In other words, management should come first, then money – and only then, decide what our sports culture will be about if it is no longer to be a political tool or the realm of gangsters.
The weekly Capital magazine dedicated an issue to the management of the national volleyball team as an example of how things could work, even in Bulgaria. You just need experts who can scout the able kids, professionals who play abroad, honest and imaginative leadership, accountable and transparent management, and a foreign coach. With a mix of homegrown talent and the clever use of globalization, Bulgaria could do better in fields much different from volleyball, even from sports.
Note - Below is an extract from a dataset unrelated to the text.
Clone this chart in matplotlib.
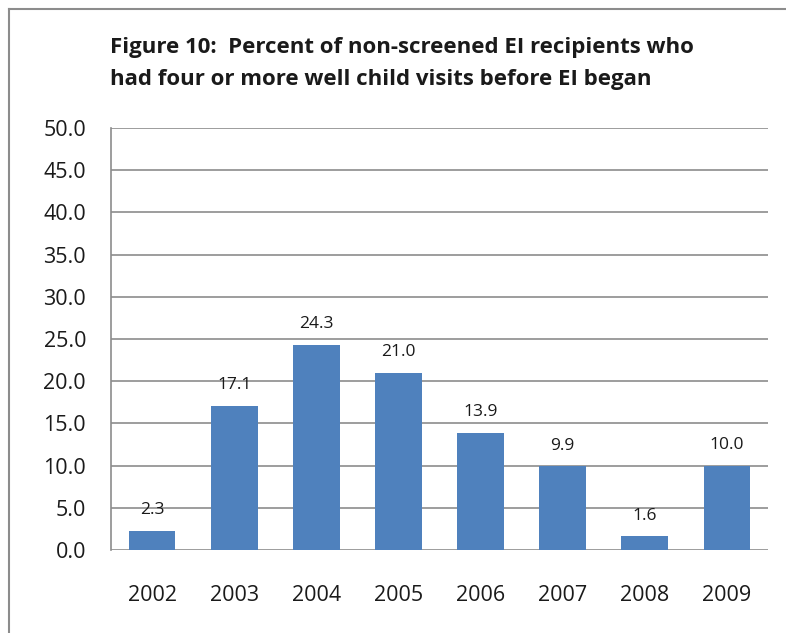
import matplotlib
matplotlib.use("Agg")
import matplotlib.pyplot as plt

years = ["2002", "2003", "2004", "2005", "2006", "2007", "2008", "2009"]
values = [2.3, 17.1, 24.3, 21.0, 13.9, 9.9, 1.6, 10.0]
yticks = [0, 5, 10, 15, 20, 25, 30, 35, 40, 45, 50]

W, H = 786, 633
fig = plt.figure(figsize=(W / 100, H / 100), dpi=100)
font = "Open Sans"

# outer frame (only left/top visible)
fig.add_artist(plt.Line2D([9 / W, 9 / W], [0, 1 - 9 / H], transform=fig.transFigure,
                          color="#8c8c8c", lw=1.5))
fig.add_artist(plt.Line2D([9 / W, 1], [1 - 9 / H, 1 - 9 / H], transform=fig.transFigure,
                          color="#8c8c8c", lw=1.5))

left, right, top, bottom = 111, 768, 128, 550
ax = fig.add_axes([left / W, 1 - bottom / H, (right - left) / W, (bottom - top) / H])

x = list(range(len(years)))
ax.bar(x, values, width=0.57, color="#4F81BD", zorder=3)
for xi, v in zip(x, values):
    ax.text(xi, v + 1.5, f"{v:.1f}", ha="center", va="bottom", fontsize=12.5,
            family=font, color="#1a1a1a", zorder=4)

ax.set_xlim(-0.5, len(years) - 0.5)
ax.set_ylim(0, 50)
ax.set_yticks(yticks)
ax.set_yticklabels([f"{t:.1f}" for t in yticks], family=font, fontsize=15.5, color="#1a1a1a")
ax.set_xticks(x)
ax.set_xticklabels(years, family=font, fontsize=15.5, color="#1a1a1a")
ax.tick_params(axis="both", length=0)
ax.tick_params(axis="y", pad=18)
ax.tick_params(axis="x", pad=25)
ax.yaxis.grid(True, color="#8c8c8c", lw=1.2, zorder=0)
for s in ["top", "right", "bottom"]:
    ax.spines[s].set_visible(False)
ax.spines["left"].set_color("#8c8c8c")
ax.spines["left"].set_linewidth(1.2)

fig.text(110 / W, 1 - 63.5 / H,
         "Figure 10:  Percent of non-screened EI recipients who\nhad four or more well child visits before EI began",
         ha="left", va="center", fontsize=16, fontweight="bold", family=font,
         color="#1a1a1a", linespacing=1.7)

fig.savefig("out.png", dpi=100, facecolor="white")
Prime Minister Boyko Borisov should know this. The former karate champion and current amateur footballer has experience both in professional and amateur sports. His daily schedule includes playing football or tennis, and on Sundays watching a match. He appointed Svilen Neykov, gold medalist Rumyana's husband and coach, minister for youth and sports, a post that did not exist in the previous government. But to have an engaged premier is not enough.
Bulgarian sports managers should have the courage to break with the old ways – both from communism and the time of transition. Excessive state support and total neglect can be equally devastating, history shows. On the other hand, using illegal drugs and associating with the mafia transforms a source of national pride into a source of shame and fear.
It would help if managers looked at sports through the eyes of Detelin Dalakliev, Bulgaria's humble boxing champion: organized properly, sports could be an excellent tool to empower the underdog and a decent way to promote the able.
Such an approach could yield gold – maybe less than before 1989, but solid and well-earned.